Translation:The big saucepan is boiling on the floor.
Does this mean that the saucepan is boiling over onto the floor, or that the saucepan is situated on the floor whilst aboil (or both)?
It's a grand old Welsh song, but it doesn't make a lot of sense. Will the cat be scratching Jonny bach later?
I hadn't even noticed that there's a rhyme in there! Dw i'n deall rŵan, diolch yn fawr.
As Karshen asked some time ago, does this mean "boiling over onto the floor" or that the pan is sitting on the floor. In English it doesn't make sense.
Three months later, it still doesn't make sense, except that "onto" is marked wrong. But who would boil a saucepan on the floor?
It's an old Folk/nonsense song, Harold. Google it if you want the words. It has a really good tune: Max Boyce used to have it for his theme song. Don't worry about trying to make sense of it: Just enjoy.
Thanks! It is a catchy tune, isn't it? I've got a long, long way to go before I can understand Welsh!
Understand Welsh? It's like wrestling a bucket of snakes, isn't it? The goalposts keep moving. You have to admit, though, it is a lot of fun.
I don't like your comparison - I hate snakes. Bring on the dragons! Yes, agreed it is fun. And the Welsh are a friendly bunch as well as very musical.
Here's a great version by Cerys Mathews at Womad 2010. https://www.youtube.com/watch?v=p-TgTPv8brI
Although there is a sense to the description if you remember that most people's houses in the 19th century were heated with coal fires with cooking being on a range around the coal fire. One of the places to boil would be on the floor of the range next to the fire:-
Thus 'sosban fawr yn berwi ar y llawr'.
Many thanks for that link! Obviously Welsh ranges were rather different from the one I grew up with in Kent, which had a hob on top for boiling and a side oven, with just a trivet at the bottom for keeping things warm. It couldn't be that the sense is subservient to the rhyme, could it? ))

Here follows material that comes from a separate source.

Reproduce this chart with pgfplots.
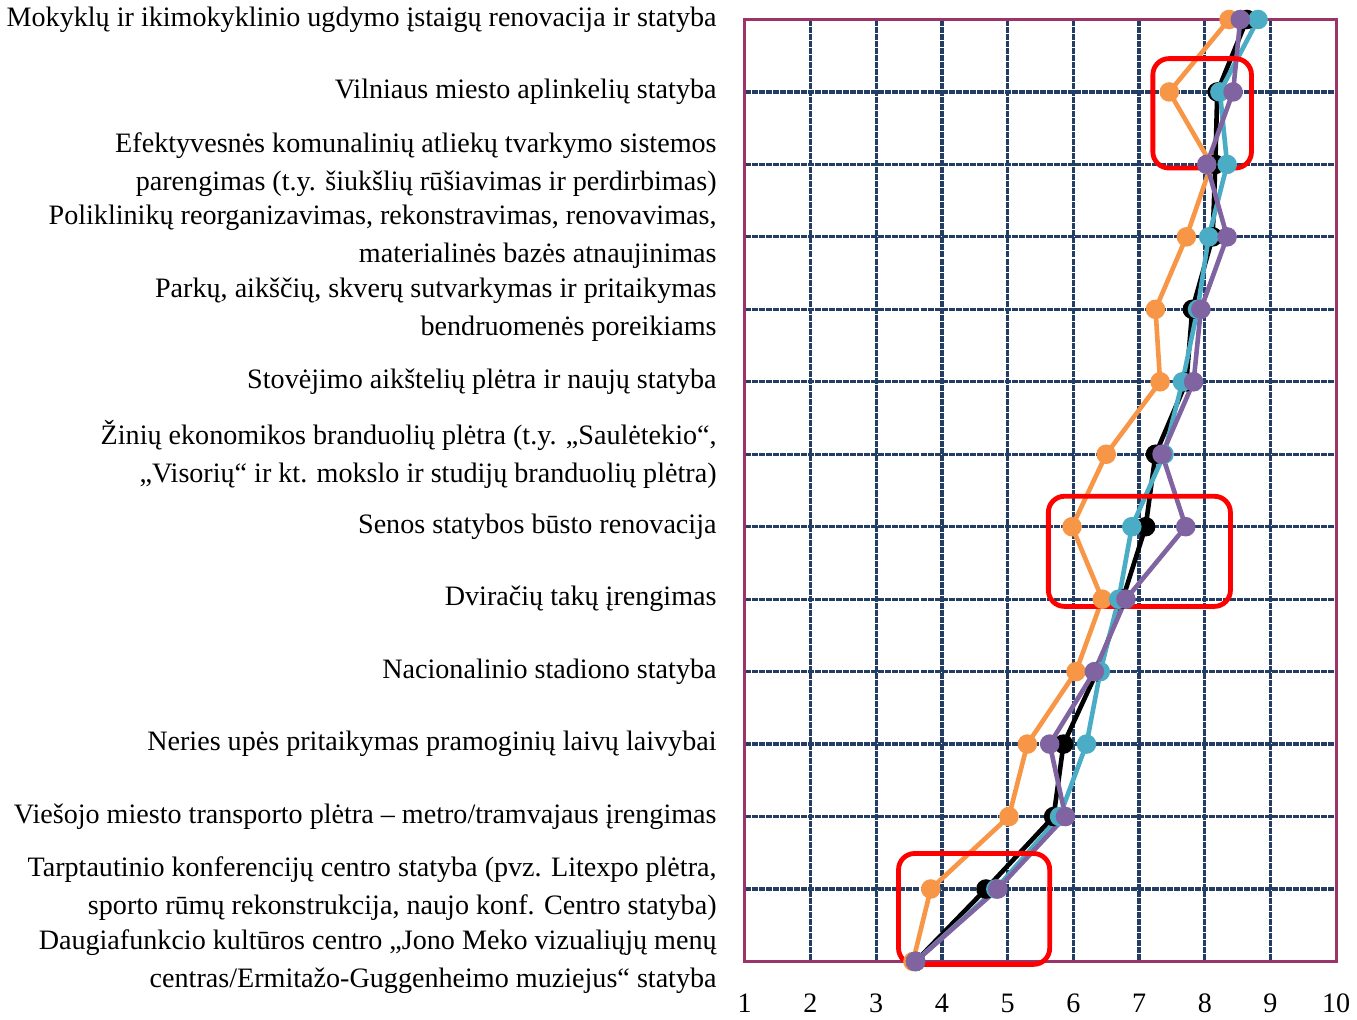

Yes, the rhyme is the key here as you suggest but not too much of a stretch to imagine a real situation.
I have been very slow (but then I have the handicap of not being Welsh). I've just realised this song is being referred to by Michael Flanders in his patter that introduces "The Song of Patriotic Prejudice" in At the Drop of Another Hat. Isn't it good getting the full point of a joke a mere 54 years after you first heard it?